Double Calendar Option Strategies

Options are derivative securities that are related to the price of the stock, foreign currency or other investment that they are connected to. More specifically, an option is the right to buy or sell a specified investment at a set price. You can combine options to overlap in creative ways, creating opportunities to profit on market fluctuations. A double calendar spread is one of these strategies.

Puts and Calls

Options come in two basic forms, both of which are used in a double calendar. A call option is a right to buy a share of stock at a set price, called a strike price, on or before a set date. For instance, if you buy a call option for ABC at $40 when ABC is trading for $39, it probably wouldn't cost you very much. If ABC went up to $45, though, you would be able to exercise your option for an immediate $5 per share profit or sell the option for around that price. Put options are the opposite: They let you sell a stock at a set price.
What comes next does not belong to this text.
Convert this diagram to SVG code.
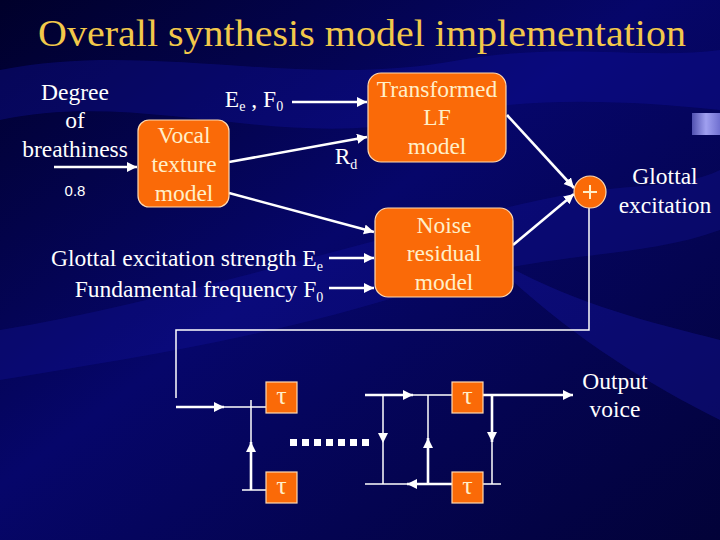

They can be useful for protecting yourself against a market downturn. The risk with options is that they eventually expire and become worthless.

Single Calendars

In a single calendar option, you buy and sell two options of the same type with different lives. Generally, you buy the longer-term option and you sell the shorter-term option. If you do this with call options, you can profit if the stock ends up anywhere near the price on the options. Behind the scenes, you're profiting from the difference in the length of the options.

Double Calendars

A double calendar spread is a combination of two calendar spreads -- one with puts and one with calls. The impact of combining two calendar spreads is to lengthen the time during which the spread generates a profitable trade. Instead of having a profit and loss graph that looks like an upside down V, a double calendar's profit-loss graph looks more like an "M" with two peaks -- a period in the middle where the trade remains profitable but less than at the peaks and two gradually sloping lines on either side.

Double Calendar Example

Consider a stock trading around $50 per share as of the end of July. In a double calendar, the trader would sell a put option at $48 for August and buy a put option for $48 for September. At the same time, he would also sell a $52 call for August and buy one for September. He can't lose more than the difference in price between the two pairs of options, but he can profit over a wide range of share prices.